Her Secret Service code name as a child was “Energy,” and that’s what Chelsea Clinton tried to bring to a maximum capacity Encore Theater on the UW-Stevens Point campus Tuesday.
Clinton campaigned on behalf of her mother, Democratic presidential nominee Hillary Clinton, and advocated for early voting among a crowd of all ages, from UW-SP students to retirees. She also made stops Tuesday in Madison and La Crosse.
Clinton called this election “the most consequential” of her lifetime, sharing a story she was told by a Guatemalan immigrant mother after a recent campaign event. “She said, ‘My son went back to school less than two weeks ago… and he’s already had three different kids in his middle school tell him to go back to Mexico, or I can’t wait until we build a wall to keep people like you out. That’s not our country,” said Clinton.
Clinton pointed to her mother’s opponent, Donald Trump, and his choice of words against women, Muslims, and veterans during his campaign. “I never thought I would see in my lifetime the almost-normalization of hate speech from a major presidential candidate,” said Clinton. “None of that represents the country that I want for my children or for our shared future.”

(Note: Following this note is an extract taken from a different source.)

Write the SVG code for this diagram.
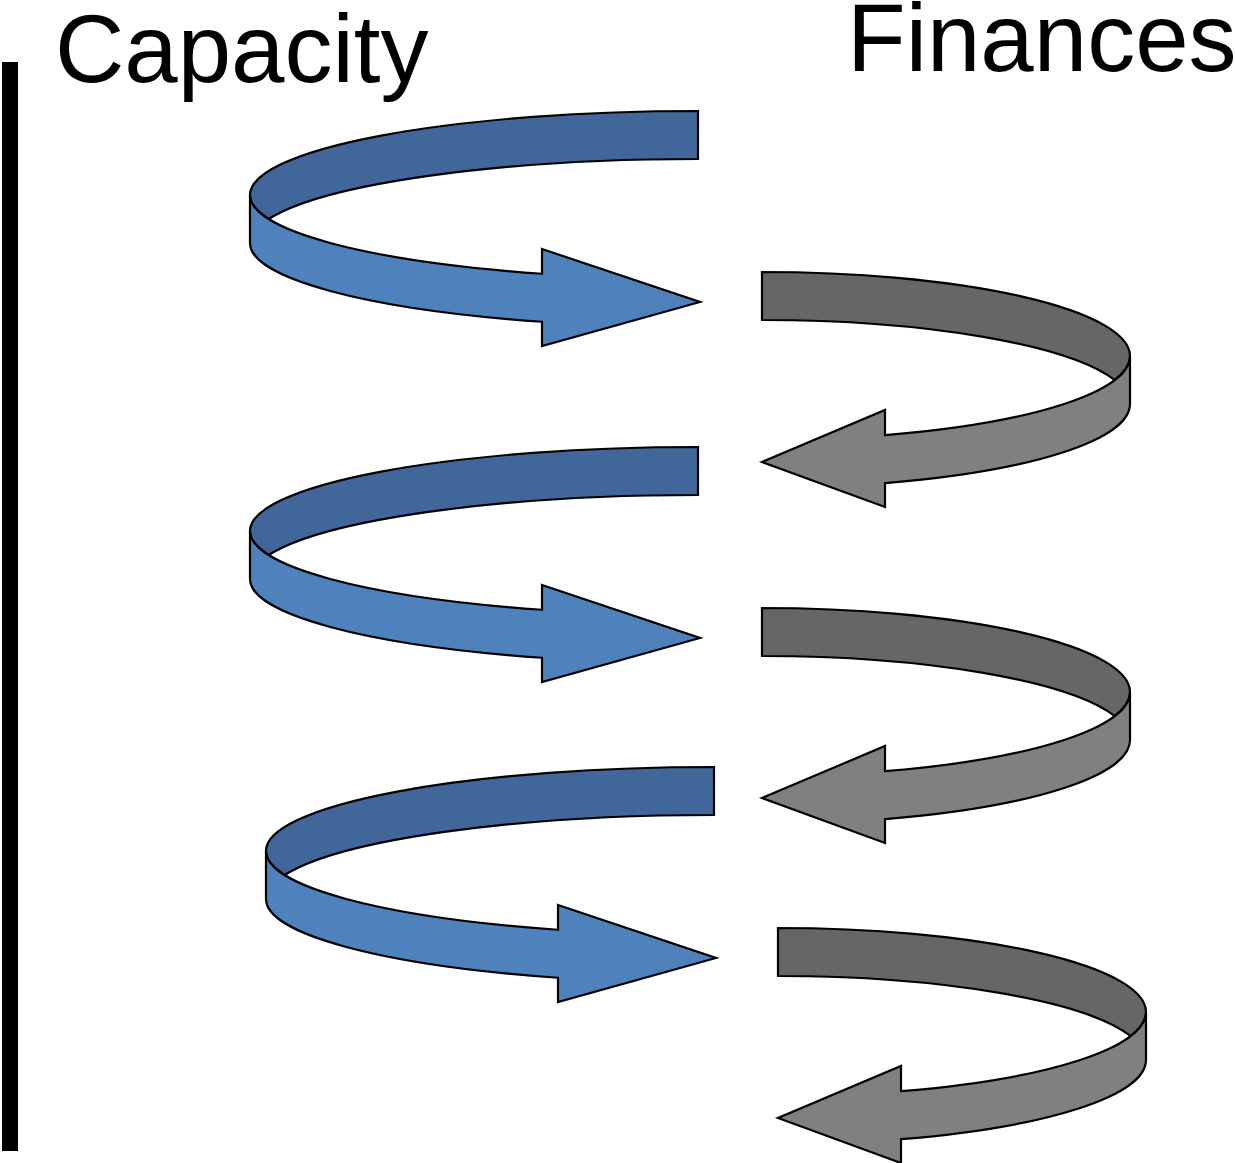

An attendee of the rally commented on Hillary’s perceived lack of emotion and humanity, but also said that many voters have watched Chelsea grow up, and she’s been a window into Hillary’s world.
Republican Party official said the campaign stops in the state Tuesday show Clinton is worried about the state. “Hillary Clinton’s campaign is spending precious time in a state that was once thought to be a lock for Democrats, but as the election approaches, Wisconsin voters know she is not only untrustworthy, but a part of a broken system that has left so many Americans feeling less safe and less secure,” said Republican Party of Wisconsin Executive Director Mike Duffey.
Hillary Clinton holds a six-percent lead over Donald Trump in Wisconsin, according to the latest Real Clear Politics poll average.